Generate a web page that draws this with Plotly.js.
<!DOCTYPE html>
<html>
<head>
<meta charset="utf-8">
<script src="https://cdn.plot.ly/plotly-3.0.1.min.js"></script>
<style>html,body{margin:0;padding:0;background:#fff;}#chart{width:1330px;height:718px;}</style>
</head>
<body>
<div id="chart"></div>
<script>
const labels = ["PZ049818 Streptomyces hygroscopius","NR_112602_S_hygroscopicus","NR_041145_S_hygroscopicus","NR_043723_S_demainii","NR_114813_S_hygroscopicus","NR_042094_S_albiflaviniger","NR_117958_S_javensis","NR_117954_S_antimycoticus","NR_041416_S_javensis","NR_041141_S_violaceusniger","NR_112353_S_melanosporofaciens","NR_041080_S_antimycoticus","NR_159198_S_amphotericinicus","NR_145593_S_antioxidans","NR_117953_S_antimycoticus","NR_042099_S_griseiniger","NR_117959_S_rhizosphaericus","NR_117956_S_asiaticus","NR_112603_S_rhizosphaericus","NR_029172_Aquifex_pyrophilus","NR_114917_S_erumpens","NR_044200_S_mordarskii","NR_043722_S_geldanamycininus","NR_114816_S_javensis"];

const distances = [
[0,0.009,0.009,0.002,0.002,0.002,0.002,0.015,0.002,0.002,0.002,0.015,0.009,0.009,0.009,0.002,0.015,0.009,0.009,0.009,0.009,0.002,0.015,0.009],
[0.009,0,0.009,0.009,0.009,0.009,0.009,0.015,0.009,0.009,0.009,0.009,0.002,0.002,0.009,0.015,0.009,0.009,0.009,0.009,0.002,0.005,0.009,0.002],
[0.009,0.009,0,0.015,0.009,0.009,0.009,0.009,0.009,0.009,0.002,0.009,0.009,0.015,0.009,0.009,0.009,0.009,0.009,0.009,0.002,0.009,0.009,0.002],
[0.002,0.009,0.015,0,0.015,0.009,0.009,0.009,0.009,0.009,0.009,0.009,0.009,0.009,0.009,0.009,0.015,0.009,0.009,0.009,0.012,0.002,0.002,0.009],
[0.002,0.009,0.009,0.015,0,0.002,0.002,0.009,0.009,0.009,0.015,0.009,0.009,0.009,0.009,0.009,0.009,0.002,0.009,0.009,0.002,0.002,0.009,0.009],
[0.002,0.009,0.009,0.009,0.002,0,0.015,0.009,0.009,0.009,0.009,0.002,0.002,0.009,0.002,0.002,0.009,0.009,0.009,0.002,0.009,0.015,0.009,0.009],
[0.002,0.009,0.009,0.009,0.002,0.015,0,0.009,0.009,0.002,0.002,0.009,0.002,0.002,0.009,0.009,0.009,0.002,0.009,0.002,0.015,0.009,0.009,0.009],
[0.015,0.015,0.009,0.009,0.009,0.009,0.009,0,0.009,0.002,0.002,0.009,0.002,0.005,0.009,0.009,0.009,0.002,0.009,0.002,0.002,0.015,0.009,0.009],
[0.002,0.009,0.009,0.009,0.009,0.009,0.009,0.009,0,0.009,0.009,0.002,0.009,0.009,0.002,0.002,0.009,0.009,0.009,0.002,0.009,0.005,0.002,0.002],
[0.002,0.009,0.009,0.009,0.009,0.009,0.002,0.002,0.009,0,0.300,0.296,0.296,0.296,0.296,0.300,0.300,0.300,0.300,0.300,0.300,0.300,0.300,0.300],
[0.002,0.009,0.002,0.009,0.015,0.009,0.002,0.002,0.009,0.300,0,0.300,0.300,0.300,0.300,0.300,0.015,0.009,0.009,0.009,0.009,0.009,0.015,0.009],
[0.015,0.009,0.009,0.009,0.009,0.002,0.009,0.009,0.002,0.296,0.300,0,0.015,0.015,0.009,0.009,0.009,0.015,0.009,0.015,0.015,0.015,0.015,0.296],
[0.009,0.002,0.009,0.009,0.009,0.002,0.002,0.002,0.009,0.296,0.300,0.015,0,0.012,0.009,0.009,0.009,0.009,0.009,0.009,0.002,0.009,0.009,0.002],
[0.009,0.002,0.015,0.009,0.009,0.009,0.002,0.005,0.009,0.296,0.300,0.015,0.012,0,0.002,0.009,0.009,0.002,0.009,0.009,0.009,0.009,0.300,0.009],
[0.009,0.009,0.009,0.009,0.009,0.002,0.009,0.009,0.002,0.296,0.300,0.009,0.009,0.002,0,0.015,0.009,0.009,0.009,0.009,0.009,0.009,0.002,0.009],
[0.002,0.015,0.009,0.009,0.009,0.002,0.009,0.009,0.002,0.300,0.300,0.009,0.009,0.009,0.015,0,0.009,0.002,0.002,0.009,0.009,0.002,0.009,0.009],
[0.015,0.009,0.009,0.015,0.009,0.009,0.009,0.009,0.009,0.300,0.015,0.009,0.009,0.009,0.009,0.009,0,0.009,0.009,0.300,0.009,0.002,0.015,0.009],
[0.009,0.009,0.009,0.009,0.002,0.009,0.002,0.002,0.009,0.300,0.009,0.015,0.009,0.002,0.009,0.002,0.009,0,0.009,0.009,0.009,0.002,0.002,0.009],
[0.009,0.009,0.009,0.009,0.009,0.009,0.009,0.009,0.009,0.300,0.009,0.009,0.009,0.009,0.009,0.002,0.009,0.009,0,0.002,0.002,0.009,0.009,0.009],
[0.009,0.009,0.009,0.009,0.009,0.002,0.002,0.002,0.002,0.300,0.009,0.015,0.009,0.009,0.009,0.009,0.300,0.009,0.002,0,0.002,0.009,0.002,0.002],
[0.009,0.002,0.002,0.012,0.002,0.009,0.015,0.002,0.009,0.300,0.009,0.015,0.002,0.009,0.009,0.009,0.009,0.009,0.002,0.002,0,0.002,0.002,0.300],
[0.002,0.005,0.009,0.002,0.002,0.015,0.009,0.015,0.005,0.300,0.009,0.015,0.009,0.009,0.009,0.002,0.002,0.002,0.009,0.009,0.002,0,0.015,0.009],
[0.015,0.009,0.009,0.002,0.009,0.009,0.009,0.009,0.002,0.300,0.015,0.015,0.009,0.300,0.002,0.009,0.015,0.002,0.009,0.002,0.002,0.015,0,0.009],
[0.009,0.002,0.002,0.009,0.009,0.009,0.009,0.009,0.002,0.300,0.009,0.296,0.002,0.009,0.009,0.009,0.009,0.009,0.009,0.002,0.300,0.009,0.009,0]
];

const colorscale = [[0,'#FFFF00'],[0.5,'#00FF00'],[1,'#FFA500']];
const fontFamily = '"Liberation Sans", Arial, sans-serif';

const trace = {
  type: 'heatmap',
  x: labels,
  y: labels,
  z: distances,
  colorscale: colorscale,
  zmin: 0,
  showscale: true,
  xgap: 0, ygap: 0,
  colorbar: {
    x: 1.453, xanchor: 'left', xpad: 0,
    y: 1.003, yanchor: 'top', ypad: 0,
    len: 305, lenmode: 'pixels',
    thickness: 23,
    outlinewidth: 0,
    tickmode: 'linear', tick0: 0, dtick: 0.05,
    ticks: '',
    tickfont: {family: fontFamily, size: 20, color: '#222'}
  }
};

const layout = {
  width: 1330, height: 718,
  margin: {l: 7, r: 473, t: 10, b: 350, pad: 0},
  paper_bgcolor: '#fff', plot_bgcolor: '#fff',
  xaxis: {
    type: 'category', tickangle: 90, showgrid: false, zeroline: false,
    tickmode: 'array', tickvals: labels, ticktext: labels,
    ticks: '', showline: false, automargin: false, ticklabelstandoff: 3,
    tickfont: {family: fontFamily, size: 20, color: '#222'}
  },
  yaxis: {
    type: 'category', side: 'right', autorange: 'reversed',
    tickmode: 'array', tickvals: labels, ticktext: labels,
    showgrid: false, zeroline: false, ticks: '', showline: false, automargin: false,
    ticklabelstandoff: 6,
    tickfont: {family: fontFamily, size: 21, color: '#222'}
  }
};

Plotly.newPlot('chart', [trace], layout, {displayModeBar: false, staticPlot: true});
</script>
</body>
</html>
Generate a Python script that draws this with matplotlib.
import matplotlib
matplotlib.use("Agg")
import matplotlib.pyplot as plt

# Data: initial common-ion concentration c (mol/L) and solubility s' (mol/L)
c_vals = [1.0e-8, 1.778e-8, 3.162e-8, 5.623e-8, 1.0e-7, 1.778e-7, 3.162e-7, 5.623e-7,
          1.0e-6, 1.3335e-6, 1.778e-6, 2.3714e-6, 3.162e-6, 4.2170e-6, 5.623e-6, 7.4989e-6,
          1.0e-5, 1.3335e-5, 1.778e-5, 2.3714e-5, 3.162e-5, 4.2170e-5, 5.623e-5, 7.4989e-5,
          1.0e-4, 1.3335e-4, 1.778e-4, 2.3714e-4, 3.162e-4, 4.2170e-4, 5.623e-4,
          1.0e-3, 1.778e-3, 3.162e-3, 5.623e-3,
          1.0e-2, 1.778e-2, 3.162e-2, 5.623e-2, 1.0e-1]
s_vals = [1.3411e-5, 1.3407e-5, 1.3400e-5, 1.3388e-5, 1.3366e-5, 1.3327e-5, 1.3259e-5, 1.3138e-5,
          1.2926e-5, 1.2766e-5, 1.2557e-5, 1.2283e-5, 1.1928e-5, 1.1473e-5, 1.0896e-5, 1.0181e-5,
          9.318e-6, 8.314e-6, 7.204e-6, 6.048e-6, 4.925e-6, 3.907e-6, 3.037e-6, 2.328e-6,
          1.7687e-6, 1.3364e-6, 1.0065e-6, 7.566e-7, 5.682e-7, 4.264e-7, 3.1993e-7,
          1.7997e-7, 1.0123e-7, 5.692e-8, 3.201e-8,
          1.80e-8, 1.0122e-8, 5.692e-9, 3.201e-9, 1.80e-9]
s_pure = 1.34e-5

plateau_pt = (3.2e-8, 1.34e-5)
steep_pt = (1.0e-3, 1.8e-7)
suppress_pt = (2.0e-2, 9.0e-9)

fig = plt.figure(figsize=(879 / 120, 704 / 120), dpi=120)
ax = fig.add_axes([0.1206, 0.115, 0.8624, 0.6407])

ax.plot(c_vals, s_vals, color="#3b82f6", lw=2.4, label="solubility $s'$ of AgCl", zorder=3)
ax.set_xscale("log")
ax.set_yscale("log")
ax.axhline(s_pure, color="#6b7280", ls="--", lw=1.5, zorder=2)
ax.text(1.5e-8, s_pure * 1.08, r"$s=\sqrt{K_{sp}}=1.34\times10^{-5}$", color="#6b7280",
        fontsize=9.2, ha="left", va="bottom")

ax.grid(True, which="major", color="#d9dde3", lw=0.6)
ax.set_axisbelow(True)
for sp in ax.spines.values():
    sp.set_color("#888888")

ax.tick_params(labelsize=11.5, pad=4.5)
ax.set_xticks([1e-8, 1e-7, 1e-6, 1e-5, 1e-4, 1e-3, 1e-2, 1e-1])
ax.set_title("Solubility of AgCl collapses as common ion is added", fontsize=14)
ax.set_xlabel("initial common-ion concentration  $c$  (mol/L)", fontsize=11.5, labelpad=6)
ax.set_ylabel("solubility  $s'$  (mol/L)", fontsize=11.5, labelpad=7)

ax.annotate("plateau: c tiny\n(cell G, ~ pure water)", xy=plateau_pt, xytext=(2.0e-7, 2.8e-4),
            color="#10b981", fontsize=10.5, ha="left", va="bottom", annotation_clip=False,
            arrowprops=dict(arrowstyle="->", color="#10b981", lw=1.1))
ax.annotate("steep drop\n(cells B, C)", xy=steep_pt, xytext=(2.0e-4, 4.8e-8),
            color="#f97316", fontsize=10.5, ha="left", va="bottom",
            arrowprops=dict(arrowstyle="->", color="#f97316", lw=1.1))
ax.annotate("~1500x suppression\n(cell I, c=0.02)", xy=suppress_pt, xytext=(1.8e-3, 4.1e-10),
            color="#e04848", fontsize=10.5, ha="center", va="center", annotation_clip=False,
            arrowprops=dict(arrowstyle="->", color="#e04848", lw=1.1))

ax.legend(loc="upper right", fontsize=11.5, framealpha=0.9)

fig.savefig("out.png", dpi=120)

● ● ● ● ●

■ **Task to complete**
Transcribe word for word the lines from the one holding "Generate a Python" through the one holding "import matplotlib.pyplot as plt". Include both, and add nothing.

■ **Output for this exercise**
Generate a Python script that draws this with matplotlib.
import matplotlib
matplotlib.use("Agg")
import matplotlib.pyplot as plt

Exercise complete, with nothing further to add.